Uno fra tutti è la deriva psicopedagogica che può essere intrapresa dal professionista che investendosi del ruolo di “colui che sa” sarà portato a impartire ordini alla famiglia su cosa fare o non fare. Tale deriva è una chiara dimensione relazionale di tipo agonistico in cui il professore, ossia il professionista, è dominante rispetto al discente, proprietario, perché l’unico ad avere il potere per dare prescrizioni. Tutti quegli atteggiamenti che in modo molto frequente vengono intrapresi dai professionisti del comportamento animale tendono a giudicare e a svalutare la gestione del proprietario e sono loro il primo boicottaggio della relazione e quindi del percorso. Non è raro osservare le famiglie che dopo poco che tali atteggiamenti vengono messi in atto sfuggono agli appuntamenti, disattendono le prescrizioni.
A seguito di tali eventi raramente ci si chiede cosa non abbia funzionato o in che modo siamo responsabili ma anzi in formazione si cercano tecniche su come aumentare l’efficacia di quanto diciamo, ponendo domande del tipo “come faccio a farmi seguire dalle famiglie?” “Che tecnica devo usare per essere maggiormente incisivo?”
Probabilmente l’errore è alla base del problema ed è nel tipo di relazione che si pensa e si vorrebbe con la famiglia del cane. Essere co-costruttori della relazione, alla pari con la famiglia, ci rende responsabili della buona riuscita di questa relazione e non è sufficiente essere dei bravi professionisti, conoscere tutto sui cani e neppure essere stati chiamati per apportare aiuto. La costruzione di questa relazione chiede a tutte le parti in causa, a mio avviso soprattutto al professionista, uno sforzo anche personale, perché è solo dentro tale relazione che cane e famiglia troveranno gli strumenti e i significati propri per poter stare in un percorso di cambiamento.
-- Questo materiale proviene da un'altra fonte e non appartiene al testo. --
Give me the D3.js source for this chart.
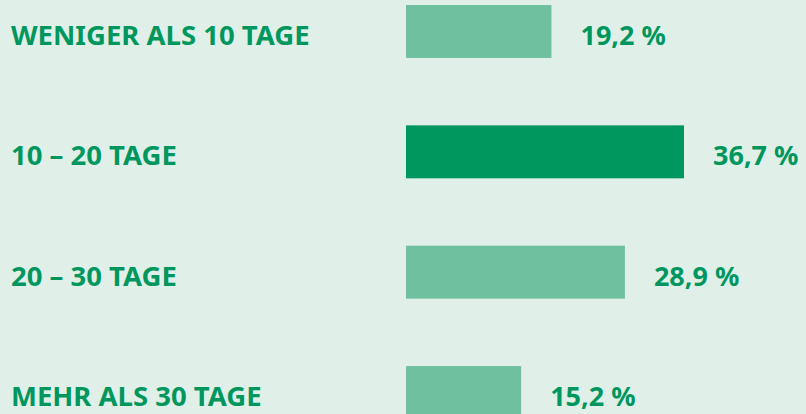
<!DOCTYPE html>
<html>
<head>
<meta charset="utf-8">
<script src="https://cdn.jsdelivr.net/npm/d3@7"></script>
<style>
  body { margin: 0; background: #e0f0e8; }
  svg { display: block; }
  .label, .value { font-family: "Noto Sans", "Open Sans", sans-serif; font-weight: 700; fill: #00975f; }
</style>
</head>
<body>
<div id="chart"></div>
<script>
// Data
var categories = ["WENIGER ALS 10 TAGE", "10 – 20 TAGE", "20 – 30 TAGE", "MEHR ALS 30 TAGE"];
var shares = [19.2, 36.7, 28.9, 15.2];
var valueLabels = ["19,2 %", "36,7 %", "28,9 %", "15,2 %"];

var svgWidth = 806;
var svgHeight = 414;

var svg = d3.select("#chart")
    .append("svg")
    .attr("width", svgWidth)
    .attr("height", svgHeight);

var rows = categories.map(function (c, i) {
    return {cat: c, share: shares[i], text: valueLabels[i]};
});

// Scales
var y = d3.scaleBand()
    .domain(categories)
    .range([5, 419])
    .paddingInner(0.56)
    .paddingOuter(0);

var x = d3.scaleLinear()
    .domain([0, 40])
    .range([406, 709]);

var maxShare = d3.max(shares);

// Bars
svg.selectAll("rect.bar")
    .data(rows)
    .enter()
    .append("rect")
    .attr("class", "bar")
    .attr("x", x(0))
    .attr("y", d => y(d.cat))
    .attr("width", d => x(d.share) - x(0))
    .attr("height", y.bandwidth())
    .attr("fill", d => d.share === maxShare ? "#00975f" : "#6fc09e");

// Category labels
svg.selectAll("text.label")
    .data(rows)
    .enter()
    .append("text")
    .attr("class", "label")
    .attr("x", 11)
    .attr("y", d => y(d.cat) + 40)
    .style("font-size", "27.5px")
    .text(d => d.cat);

// Value labels
svg.selectAll("text.value")
    .data(rows)
    .enter()
    .append("text")
    .attr("class", "value")
    .attr("x", d => x(d.share) + 29)
    .attr("y", d => y(d.cat) + 40)
    .style("font-size", "27px")
    .text(d => d.text);
</script>
</body>
</html>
Crolla con questi presupposti la frase “io lavoro solo con i cani” oppure “io ti spiego come gestire il tuo cane e poi tu applichi quanto ti dico”. Questo perché al di là del problema per il quale siamo chiamati è dentro la relazione che questo problema si sviluppa e si manifesta e per poterlo affrontare è dentro quella relazione che bisogna avere il coraggio di stare e per esperienza so che non ci sono mai sedute comode.